I think we've gone back on forth on this over the years. The rate of new services is decreasing, so I think we have shifted more from lots of very small services (low thousands lines of code) to bigger ones that are more like an entire product (e.g. 100k LoC+). But I wouldn't be surprised if the pendulum shifts back again in the future - there are downsides with the larger services, like greater contention withe other engineers.

piva00 · on Aug 27, 2024

2800 is not even that many depending on the company size. At my current employer I'd guess we have somewhere between 2-3x that, and those are more complex services than a simple lambda + endpoint in each. Just my user with its groups gives me ownership of some 200+ components.

Those are only backend microservices, not counting data pipelines, and other supporting applications.

What constitutes a microservice is a philosophical question very related to the company's culture, some companies will prefer very small single use-case services, some will develop microservices that support a whole isolated functionality (with business logic) to be re-used across the stack. There's no single definition that can be applicable to such variety of architectures.

ebiester · on Aug 27, 2024

That's what I've seen elsewhere, at least.

willsewell · on Aug 27, 2024

There was previous discussion related to our microservices architecture here: https://news.ycombinator.com/item?id=22725989.

lucianbr · on Aug 27, 2024

> it would require a lot of effort to update all call sites, and in some cases the benefit of the new API was minimal. By wrapping the old library it meant we could choose to keep the interface similar to the old library in these cases, making it easier to update call sites.

Doesn't wrapping the old library require a lot of effort to update all call sites?

If this is supposed to be general advice about libraries... does this mean wrap all libraries? Does not sound like a good idea to me.

willsewell · on Aug 27, 2024

I think this depends on the library. There are some libraries that are just used in a handful of services, and in those cases I don't think that wrapping is worth the overhead.

However for some of the core platform functionality depended on by all services, we've seen a lot of value in wrapping because it:

- We can provide a more opinionated interface (a third party library is typically more flexible because it has vastly more variety in its use cases) - We can hook in our own instrumentation easily (e.g. metrics, logging) or change functionality with config/feature flags - We can transparently change the implementation in the future

0xbadcafebee · on Aug 27, 2024

The whole idea of (reliably) deploying and rolling back without downtime I don't think gets nearly enough meme-worthy attention on HN. It's quite complicated and depends entirely on a number of variables (specifically how you do everything). I wrote an internal paper once which was probably 30 pages just to explain why we couldn't do automatic rollbacks.

The most important parts of such a system (the ones mentioned in this post, anyway) don't get nearly enough attention:

- "centrally driven migrations": In any distributed service architecture, there are always too many interdependent pieces. You can't reliably touch thing A without also touching things B, C, D, etc. If you want any chance of automation or responding to failure without downtime, you must have a system which is aware of the changing state of everything and can change all the parts at a whim.

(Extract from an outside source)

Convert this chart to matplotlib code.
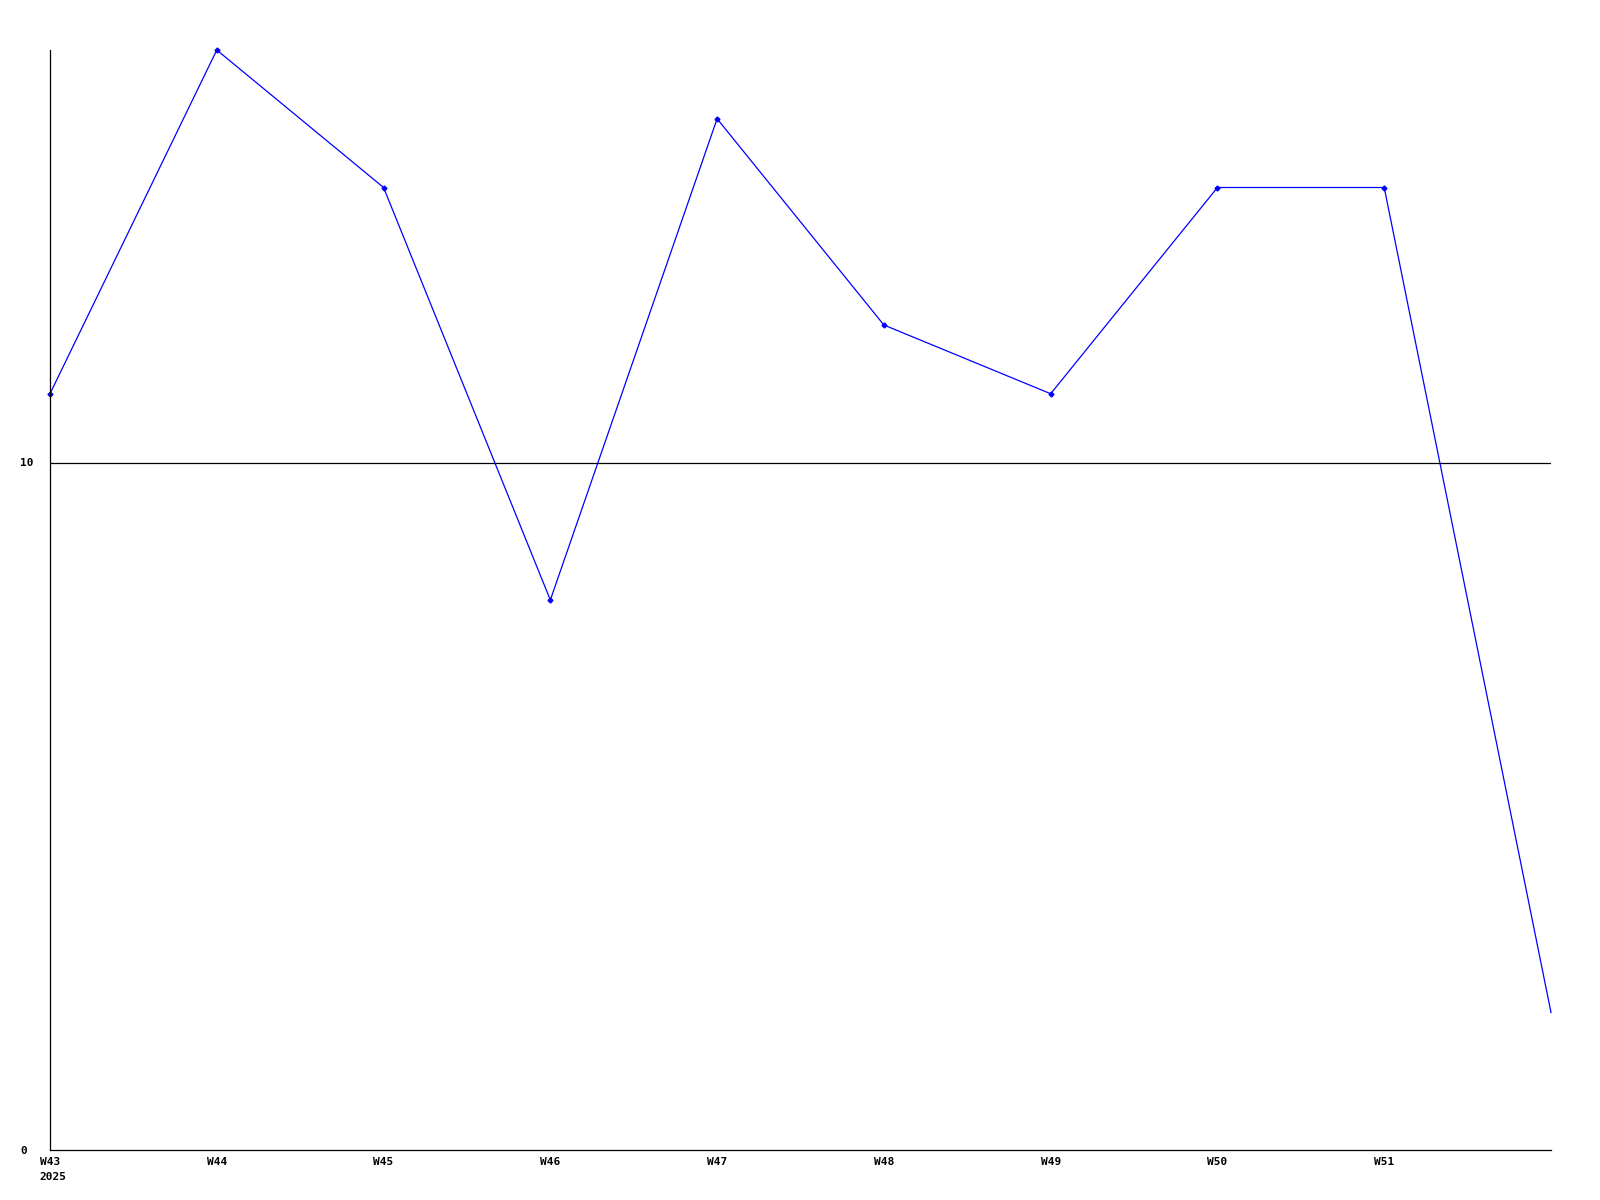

- "database migrations": This is again very complicated and depends on how your code and database are architected. You literally can't do migrations if your code and schema aren't set up right, and if you don't make the right kind of changes. How do you do this? Time to write a book...

- "wrap the old library": I can't remember what this is called, but it has a name. Anyway, the idea is hiding any change behind what is effectively a feature flag wrapper allows you to deploy the change without it being enabled, use the feature flag to test the change in production (on only one rest, on a percentage of requests, on one whole node/pod, etc), and then delete the old code eventually. This isn't just for features; you can replace entire interfaces, software stacks, whole systems this way, either piecemeal or entirely. Very powerful, but again, requires a specific approach not only in implementation but in use.

- "use automated rollback checks": What kind of checks? Checking what? In what way? At what time/stage? What happens when one fails? Do you do them in series or parallel? Can you do them in series or parallel? etc

- "deploy least critical services first": With enough interdependent services, you're going to hit cases where you have to upgrade parts B and C effectively simultaneously before you can upgrade A, etc. So for "no downtime", it will take a lot of coordination, and very explicit linkage and checking of specific new services, etc. There are ways to do this, but it's specific to your implementation and services, so this is another example of how you have to know exactly what's going on, and then set up the deployment to account for your specific dependency tree and how they react when they're run.

So many people I've run into don't think about any of these things. They literally say things like "automated rollbacks are easy, we did it at XYZ place", as if none of the above matter at all. They literally stick their head in the sand because they want to believe that it should be easy. But any engineer worth their salt will tell you that to do it correctly and reliably is bloody complicated.